Comparison and Analysis of Wind Turbine Wake Interactions

Wakes produced by wind turbines interact with other turbines and turbine wakes to create a unique wind farm atmospheric boundary layer. An improved understanding of characteristics of wakes and the unique boundary layer they create will inform design and operation of wind farms toward reducing the levelized cost of wind energy. We have analyzed single wakes and interactions of multiple wakes by use of nacelle data from a 200-turbine utility scale wind farm. These data included 10-min averages of the wind speed, wind direction, temperature, and power generated at each turbine considered in this study. Concurrent micrometeorological measurements at multiple locations within the wind farm provided data on near-surface temperature, humidity, wind speed and direction, turbulence and net radiation for calculations of surface and turbine-layer stability in the surrounding agricultural fields. We found that the wind speed drops significantly after the first turbine, and then gradually recovers to about 75% of its original speed while passing through the next four turbines within the first 1.5 km downwind. Power generated at downwind turbines follows a similar pattern: a second turbine located less than 4 rotor diameters downwind of the lead turbine generates just over 40% of the power generated by the lead turbine, and recovers down the line.

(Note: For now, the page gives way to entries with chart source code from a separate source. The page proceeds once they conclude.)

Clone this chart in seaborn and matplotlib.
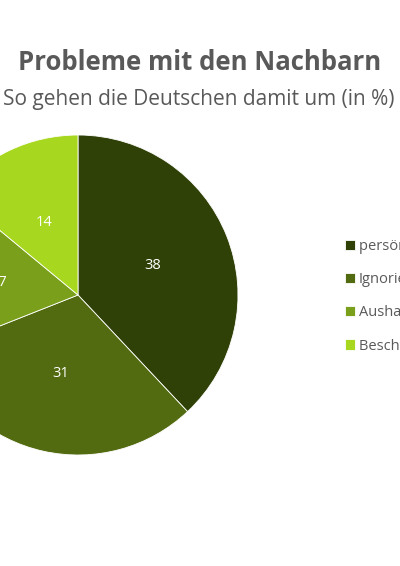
import seaborn as sns
import matplotlib.pyplot as plt

# Data
categories = ["persönliches Gespräch", "Ignorieren", "Aushalten", "Beschwerde beim Vermieter"]
values = [38, 31, 17, 14]
colors = ["#304108", "#526B10", "#7AA01B", "#A8D71F"]

sns.set_theme(style="white")
plt.rcParams["font.family"] = ["Open Sans", "DejaVu Sans"]

fig = plt.figure(figsize=(4, 5.66), dpi=100)

# pie axes: centre ~ (78, 295) px, radius ~160 px
ax = fig.add_axes([(78 - 160) / 400, (566 - 295 - 160) / 566, 320 / 400, 320 / 566])
wedges, texts, autotexts = ax.pie(values, colors=colors, startangle=90, counterclock=False,
                                  autopct=lambda p: f"{p:.0f}", pctdistance=0.5,
                                  wedgeprops=dict(linewidth=0.6, edgecolor="white"),
                                  textprops=dict(color="white", fontsize=10.5))
ax.set_xlim(-1, 1)
ax.set_ylim(-1, 1)
ax.set_aspect("equal")

# Titles
fig.text(0.5, 1 - 63 / 566, "Probleme mit den Nachbarn", ha="center", va="center",
         fontsize=18.5, fontweight="bold", color="#595959")
fig.text(0.4975, 1 - 99 / 566, "So gehen die Deutschen damit um (in %)", ha="center", va="center",
         fontsize=15, color="#595959")

# Legend
fig.legend(wedges, categories, loc="upper left", bbox_to_anchor=(345 / 400, 1 - 239 / 566),
           frameon=False, fontsize=10.5, handlelength=0.7, handleheight=0.7, handletextpad=0.25,
           labelspacing=1.25, borderpad=0, borderaxespad=0, labelcolor="#595959")

fig.savefig("out.png", dpi=100)
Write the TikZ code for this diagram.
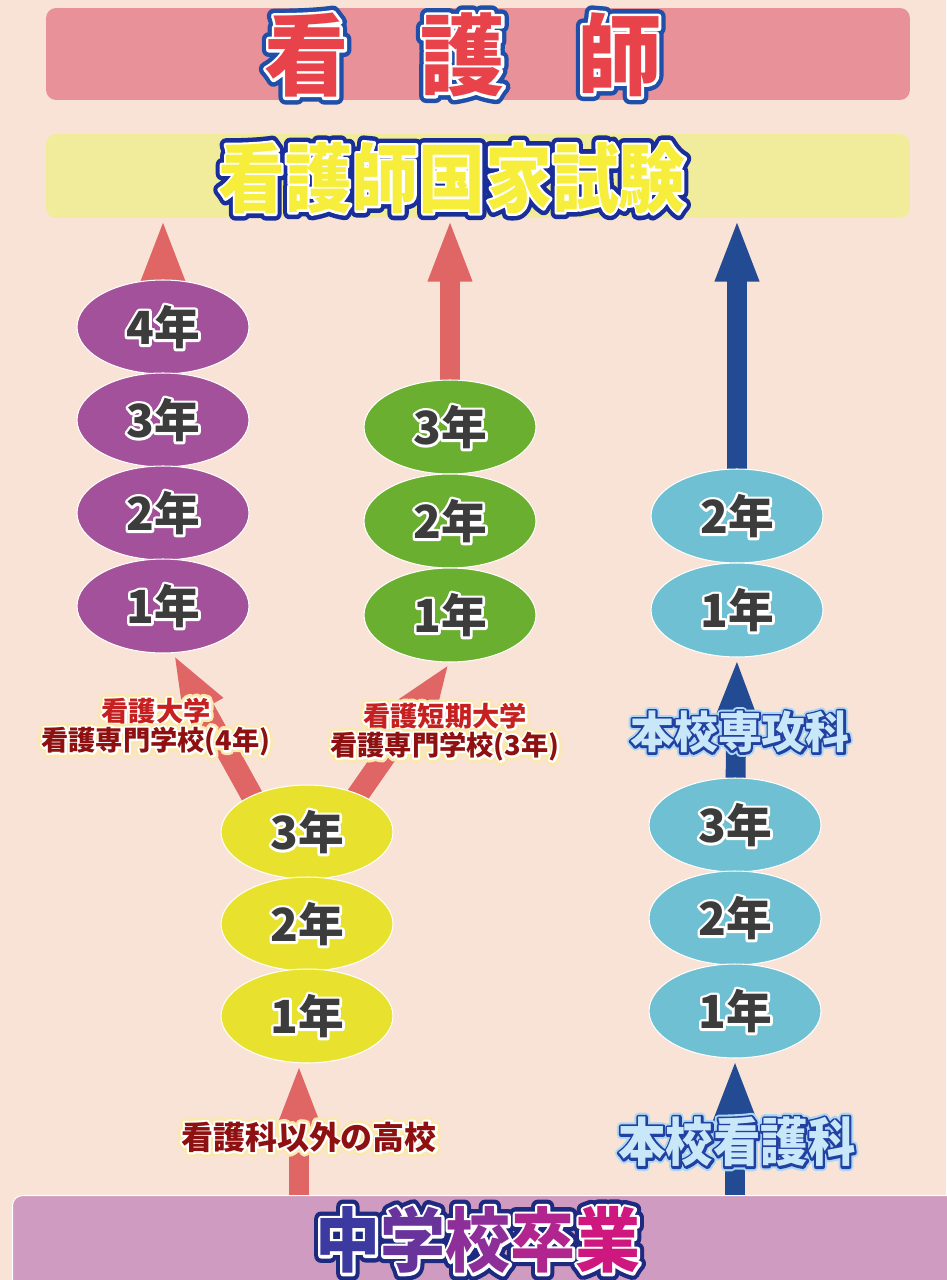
\documentclass[tikz,border=0pt]{standalone}
\usepackage{fontspec}
\usetikzlibrary{shapes.geometric,arrows.meta,backgrounds}

\IfFontExistsTF{Noto Sans CJK JP Black}{\newfontfamily\jp{Noto Sans CJK JP Black}}{%
  \IfFontExistsTF{Noto Sans CJK JP Bold}{\newfontfamily\jp{Noto Sans CJK JP Bold}}{\newfontfamily\jp{Noto Sans CJK JP}}}

\definecolor{pagepeach}{RGB}{248,227,214}
\definecolor{titlepink}{RGB}{232,145,152}
\definecolor{examyellow}{RGB}{240,236,156}
\definecolor{gradpink}{RGB}{207,155,192}
\definecolor{univviolet}{RGB}{163,81,154}
\definecolor{juniorgreen}{RGB}{106,175,48}
\definecolor{schoolcyan}{RGB}{110,192,210}
\definecolor{highyellow}{RGB}{232,226,47}
\definecolor{arrowred}{RGB}{224,101,101}
\definecolor{arrowblue}{RGB}{35,75,148}
\definecolor{titlered}{RGB}{232,67,75}
\definecolor{titleblue}{RGB}{31,79,168}
\definecolor{examtext}{RGB}{246,238,58}
\definecolor{examblue}{RGB}{26,46,154}
\definecolor{labelred}{RGB}{198,32,32}
\definecolor{labeldark}{RGB}{142,16,16}
\definecolor{labelglow}{RGB}{252,232,170}
\definecolor{skytext}{RGB}{200,232,250}
\definecolor{skyline}{RGB}{35,64,160}
\definecolor{skyglow}{RGB}{170,215,245}
\definecolor{gradline}{RGB}{30,42,128}
\definecolor{yeargray}{RGB}{60,60,60}
\definecolor{gradA}{RGB}{60,58,160}
\definecolor{gradB}{RGB}{104,52,156}
\definecolor{gradC}{RGB}{142,46,152}
\definecolor{gradD}{RGB}{176,38,142}
\definecolor{gradE}{RGB}{206,24,128}

\newcommand\rim[3]{{\color{#2}\special{pdf:literal direct 1 j #3 w 2 Tr}#1\special{pdf:literal direct 0 Tr}}}
\newcommand\ringed[6]{\rlap{\rim{#1}{#5}{#6}}\rlap{\rim{#1}{#3}{#4}}{\color{#2}#1}}
\newcommand\yr[1]{\rlap{\rim{#1年}{white}{3}}{\color{yeargray}#1年}}

\begin{document}
\begin{tikzpicture}[x=0.02cm,y=-0.02cm,
    band/.style={rounded corners=0.2cm, minimum width=17.28cm, inner sep=0pt},
    year/.style={ellipse, draw=white, line width=0.6pt, minimum width=3.44cm, minimum height=1.88cm, inner sep=0pt, font=\jp\fontsize{26}{26}\selectfont},
    redarrow/.style={draw=arrowred, line width=11.3pt, -{Triangle[width=22.5pt,length=36pt]}},
    bluearrow/.style={draw=arrowblue, line width=11.3pt, -{Triangle[width=22.5pt,length=36pt]}},
    routelabel/.style={align=center, inner sep=0pt, font=\jp\fontsize{15.5}{16.5}\selectfont}]

    \useasboundingbox (0,0) rectangle (946,1280);

    \node[band, fill=titlepink, minimum height=1.84cm] (title) at (478,54) {};
    \node[band, fill=examyellow, minimum height=1.68cm] (exam) at (478,176) {};
    \node[fill=gradpink, draw=white, line width=0.6pt, rounded corners=0.2cm, minimum width=19cm, minimum height=2.2cm, inner sep=0pt, anchor=north west] (grad) at (12,1195) {};

    \node (titletext) at (463,55) {\jp\fontsize{48}{48}\selectfont\scalebox{1}[1.05]{\ringed{看\hspace{41pt}護\hspace{41pt}師}{titlered}{white}{3.2}{titleblue}{8}}};
    \node (examtext) at (452,178) {\jp\fontsize{38}{38}\selectfont\scalebox{1}[1.12]{\ringed{看護師国家試験}{examtext}{white}{2.4}{examblue}{7}}};

    \node[year, fill=univviolet] (p4) at (163,327) {\yr{4}};
    \node[year, fill=univviolet] (p3) at (163,420) {\yr{3}};
    \node[year, fill=univviolet] (p2) at (163,513) {\yr{2}};
    \node[year, fill=univviolet] (p1) at (163,606) {\yr{1}};

    \node[year, fill=juniorgreen] (g3) at (450,427) {\yr{3}};
    \node[year, fill=juniorgreen] (g2) at (450,521) {\yr{2}};
    \node[year, fill=juniorgreen] (g1) at (450,615) {\yr{1}};

    \node[year, fill=schoolcyan] (c2) at (737,516) {\yr{2}};
    \node[year, fill=schoolcyan] (c1) at (737,610) {\yr{1}};

    \node[year, fill=highyellow] (y3) at (307,832) {\yr{3}};
    \node[year, fill=highyellow] (y2) at (307,924) {\yr{2}};
    \node[year, fill=highyellow] (y1) at (307,1016) {\yr{1}};

    \node[year, fill=schoolcyan] (d3) at (735,825) {\yr{3}};
    \node[year, fill=schoolcyan] (d2) at (735,918) {\yr{2}};
    \node[year, fill=schoolcyan] (d1) at (735,1011) {\yr{1}};

    \node[routelabel] (univ) at (156,727) {\ringed{看護大学}{labelred}{white}{2.4}{labelglow}{5.2}\\\ringed{看護専門学校(4年)}{labeldark}{white}{2.4}{labelglow}{5.2}};
    \node[routelabel] (junior) at (445,732) {\ringed{看護短期大学}{labelred}{white}{2.4}{labelglow}{5.2}\\\ringed{看護専門学校(3年)}{labeldark}{white}{2.4}{labelglow}{5.2}};
    \node (advanced) at (740,732) {\jp\fontsize{25}{25}\selectfont\ringed{本校専攻科}{skytext}{skyline}{2.4}{skyglow}{4.6}};
    \node (other) at (309,1137) {\jp\fontsize{18.2}{18.2}\selectfont\ringed{看護科以外の高校}{labeldark}{white}{2.4}{labelglow}{5.2}};
    \node (course) at (737,1142) {\jp\fontsize{27}{27}\selectfont\scalebox{1}[1.1]{\ringed{本校看護科}{skytext}{skyline}{2.4}{skyglow}{4.6}}};
    \node (gradtext) at (478,1240) {\jp\fontsize{37}{37}\selectfont\scalebox{1}[1.08]{\rlap{\rim{中学校卒業}{gradline}{7.6}}\rlap{\rim{中学校卒業}{white}{3}}{\color{gradA}中}{\color{gradB}学}{\color{gradC}校}{\color{gradD}卒}{\color{gradE}業}}};

    \begin{scope}[on background layer]
    \fill[pagepeach] (0,0) rectangle (946,1280);
    \draw[redarrow] (p1.center) -- (p1.center |- exam.south);
    \draw[redarrow] (g3.center) -- (g3.center |- exam.south);
    \draw[bluearrow] (c2.center) -- (c2.center |- exam.south);
    \draw[redarrow, line width=12.5pt] ([xshift=-0.7cm]y3.center) -- ([xshift=0.2cm]p1.south);
    \draw[redarrow, line width=12.5pt] ([xshift=0.5cm]y3.center) -- (g1.south);
    \draw[bluearrow] (d3.center) -- (c1.south);
    \draw[redarrow] ([xshift=-0.16cm]y1.south |- grad.north) -- ([xshift=-0.16cm]y1.south);
    \draw[bluearrow] (d1.south |- grad.north) -- (d1.south);
    \end{scope}

\end{tikzpicture}
\end{document}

Under certain conditions, this recovery may be less, or may generate wind speeds and power even greater than at the lead turbine. Results show that power and wind speed recover best under high wind conditions, in high turbulence, and under unstable surface conditions. For these results, wind speed and power recovery occur faster but with more variance than observed in a comparable study of an offshore wind farm (Barthalmie, et al, 2007). Studies of wind speed and power generated for wind directions slightly off the direction of the turbine line give some insight on lateral structure of the wake.